** BEGIN TASK DATA **
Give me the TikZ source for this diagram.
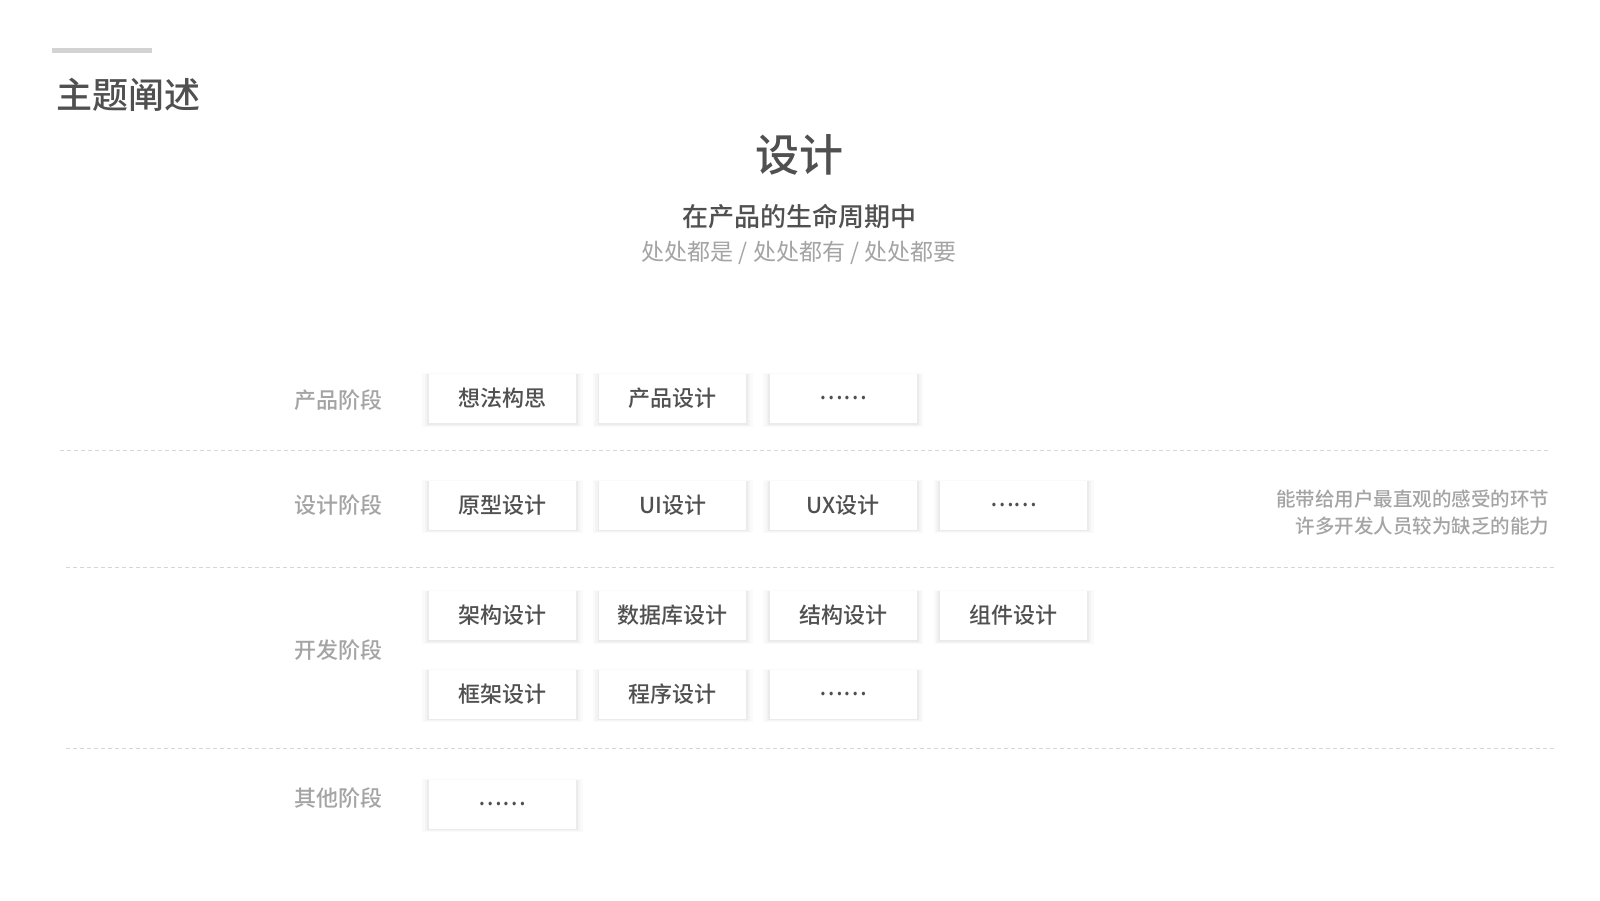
\documentclass[tikz,border=0pt]{standalone}
\usepackage{fontspec}
\setmainfont{Noto Sans CJK SC}
\newfontfamily\cjkmed{Noto Sans CJK SC Medium}
\usepackage{xcolor}
\usetikzlibrary{positioning,shadows}
\definecolor{inkdark}{HTML}{505050}
\definecolor{inkgray}{HTML}{A4A4A4}
\definecolor{rulegray}{HTML}{D6D6D6}
\tikzset{
  stagebox/.style={rectangle, fill=white, minimum width=147pt, minimum height=49pt, inner sep=0pt,
    text=inkdark, font=\cjkmed\fontsize{22}{26}\selectfont,
    general shadow={fill=black, opacity=0.018, shadow scale=1.09, shadow yshift=-1.5pt},
    general shadow={fill=black, opacity=0.025, shadow scale=1.055, shadow yshift=-1.5pt},
    general shadow={fill=black, opacity=0.035, shadow scale=1.025, shadow yshift=-1pt}},
  stagelabel/.style={text=inkgray, font=\cjkmed\fontsize{22}{26}\selectfont},
  rowrule/.style={draw=rulegray, line width=1pt, dash pattern=on 4pt off 3pt}
}
\begin{document}
\begin{tikzpicture}[x=1pt, y=-1pt, node distance=23pt]
\useasboundingbox[fill=white] (0,0) rectangle (1600,900);
% heading
\coordinate (barl) at (52,50.5);
\coordinate (barr) at (152,50.5);
\draw[rulegray!85!black!60, line width=5pt] (barl) -- (barr);
\node[anchor=west, text=inkdark, font=\cjkmed\fontsize{36}{40}\selectfont] (head) at (53,95) {主题阐述};
\node[text=inkdark, font=\cjkmed\fontsize{44}{48}\selectfont] (topic) at (799,155) {设计};
\node[text=inkdark, font=\cjkmed\fontsize{26}{30}\selectfont] (sub) at (799,217) {在产品的生命周期中};
\node[text=inkgray, font=\fontsize{23}{26}\selectfont] (subg) at (799,253) {处处都是 / 处处都有 / 处处都要};
% stage labels
\node[stagelabel] (lprod) at (338,400) {产品阶段};
\node[stagelabel] (ldes)  at (338,505) {设计阶段};
\node[stagelabel] (ldev)  at (338,650) {开发阶段};
\node[stagelabel] (loth)  at (338,798) {其他阶段};
% product stage
\node[stagebox] (idea) at (502.5,398.5) {想法构思};
\node[stagebox, right=of idea] (pdes) {产品设计};
\node[stagebox, right=of pdes] (pmore) {……};
% design stage
\node[stagebox] (proto) at (502.5,505) {原型设计};
\node[stagebox, right=of proto] (ui) {UI设计};
\node[stagebox, right=of ui] (ux) {UX设计};
\node[stagebox, right=of ux] (dmore) {……};
\node[text=inkgray, align=right, anchor=east, font=\cjkmed\fontsize{19.5}{27}\selectfont] (note) at (1553,513)
  {能带给用户最直观的感受的环节\\许多开发人员较为缺乏的能力};
% development stage
\node[stagebox] (arch) at (502.5,615.5) {架构设计};
\node[stagebox, right=of arch] (db) {数据库设计};
\node[stagebox, right=of db] (struct) {结构设计};
\node[stagebox, right=of struct] (comp) {组件设计};
\node[stagebox] (frame) at (502.5,694) {框架设计};
\node[stagebox, right=of frame] (prog) {程序设计};
\node[stagebox, right=of prog] (vmore) {……};
% other stage
\node[stagebox] (omore) at (502.5,804) {……};
% separators
\coordinate (s1l) at (60,450);   \coordinate (s1r) at (1548,450);
\coordinate (s2l) at (66,567);   \coordinate (s2r) at (1554,567);
\coordinate (s3l) at (66,748);   \coordinate (s3r) at (1554,748);
\draw[rowrule] (s1l) -- (s1r);
\draw[rowrule] (s2l) -- (s2r);
\draw[rowrule] (s3l) -- (s3r);
\end{tikzpicture}
\end{document}
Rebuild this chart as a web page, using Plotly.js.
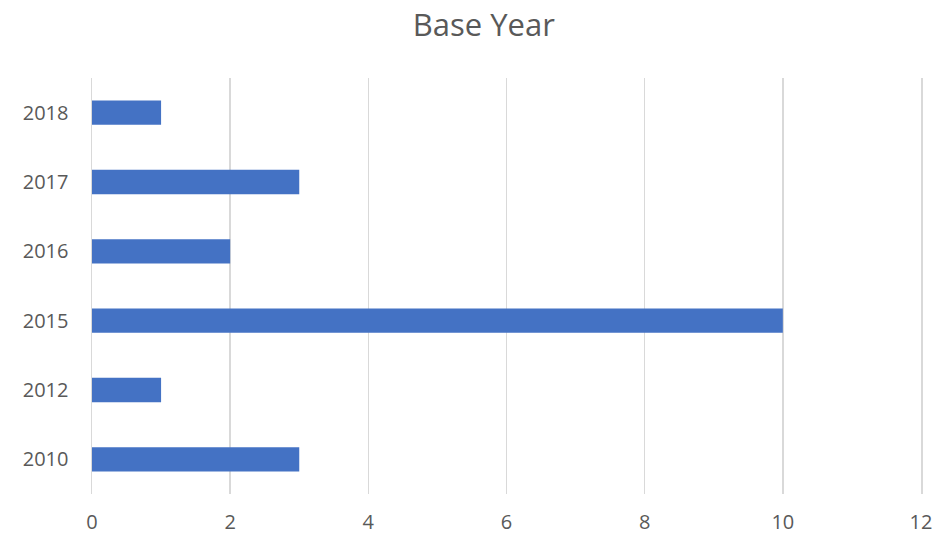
** END TASK DATA **
TASK PROMPT: Reproduce the listing above exactly, excluding all pictures.

FINISHED EXERCISE:
Give me the TikZ source for this diagram.
\documentclass[tikz,border=0pt]{standalone}
\usepackage{fontspec}
\setmainfont{Noto Sans CJK SC}
\newfontfamily\cjkmed{Noto Sans CJK SC Medium}
\usepackage{xcolor}
\usetikzlibrary{positioning,shadows}
\definecolor{inkdark}{HTML}{505050}
\definecolor{inkgray}{HTML}{A4A4A4}
\definecolor{rulegray}{HTML}{D6D6D6}
\tikzset{
  stagebox/.style={rectangle, fill=white, minimum width=147pt, minimum height=49pt, inner sep=0pt,
    text=inkdark, font=\cjkmed\fontsize{22}{26}\selectfont,
    general shadow={fill=black, opacity=0.018, shadow scale=1.09, shadow yshift=-1.5pt},
    general shadow={fill=black, opacity=0.025, shadow scale=1.055, shadow yshift=-1.5pt},
    general shadow={fill=black, opacity=0.035, shadow scale=1.025, shadow yshift=-1pt}},
  stagelabel/.style={text=inkgray, font=\cjkmed\fontsize{22}{26}\selectfont},
  rowrule/.style={draw=rulegray, line width=1pt, dash pattern=on 4pt off 3pt}
}
\begin{document}
\begin{tikzpicture}[x=1pt, y=-1pt, node distance=23pt]
\useasboundingbox[fill=white] (0,0) rectangle (1600,900);
% heading
\coordinate (barl) at (52,50.5);
\coordinate (barr) at (152,50.5);
\draw[rulegray!85!black!60, line width=5pt] (barl) -- (barr);
\node[anchor=west, text=inkdark, font=\cjkmed\fontsize{36}{40}\selectfont] (head) at (53,95) {主题阐述};
\node[text=inkdark, font=\cjkmed\fontsize{44}{48}\selectfont] (topic) at (799,155) {设计};
\node[text=inkdark, font=\cjkmed\fontsize{26}{30}\selectfont] (sub) at (799,217) {在产品的生命周期中};
\node[text=inkgray, font=\fontsize{23}{26}\selectfont] (subg) at (799,253) {处处都是 / 处处都有 / 处处都要};
% stage labels
\node[stagelabel] (lprod) at (338,400) {产品阶段};
\node[stagelabel] (ldes)  at (338,505) {设计阶段};
\node[stagelabel] (ldev)  at (338,650) {开发阶段};
\node[stagelabel] (loth)  at (338,798) {其他阶段};
% product stage
\node[stagebox] (idea) at (502.5,398.5) {想法构思};
\node[stagebox, right=of idea] (pdes) {产品设计};
\node[stagebox, right=of pdes] (pmore) {……};
% design stage
\node[stagebox] (proto) at (502.5,505) {原型设计};
\node[stagebox, right=of proto] (ui) {UI设计};
\node[stagebox, right=of ui] (ux) {UX设计};
\node[stagebox, right=of ux] (dmore) {……};
\node[text=inkgray, align=right, anchor=east, font=\cjkmed\fontsize{19.5}{27}\selectfont] (note) at (1553,513)
  {能带给用户最直观的感受的环节\\许多开发人员较为缺乏的能力};
% development stage
\node[stagebox] (arch) at (502.5,615.5) {架构设计};
\node[stagebox, right=of arch] (db) {数据库设计};
\node[stagebox, right=of db] (struct) {结构设计};
\node[stagebox, right=of struct] (comp) {组件设计};
\node[stagebox] (frame) at (502.5,694) {框架设计};
\node[stagebox, right=of frame] (prog) {程序设计};
\node[stagebox, right=of prog] (vmore) {……};
% other stage
\node[stagebox] (omore) at (502.5,804) {……};
% separators
\coordinate (s1l) at (60,450);   \coordinate (s1r) at (1548,450);
\coordinate (s2l) at (66,567);   \coordinate (s2r) at (1554,567);
\coordinate (s3l) at (66,748);   \coordinate (s3r) at (1554,748);
\draw[rowrule] (s1l) -- (s1r);
\draw[rowrule] (s2l) -- (s2r);
\draw[rowrule] (s3l) -- (s3r);
\end{tikzpicture}
\end{document}
Rebuild this chart as a web page, using Plotly.js.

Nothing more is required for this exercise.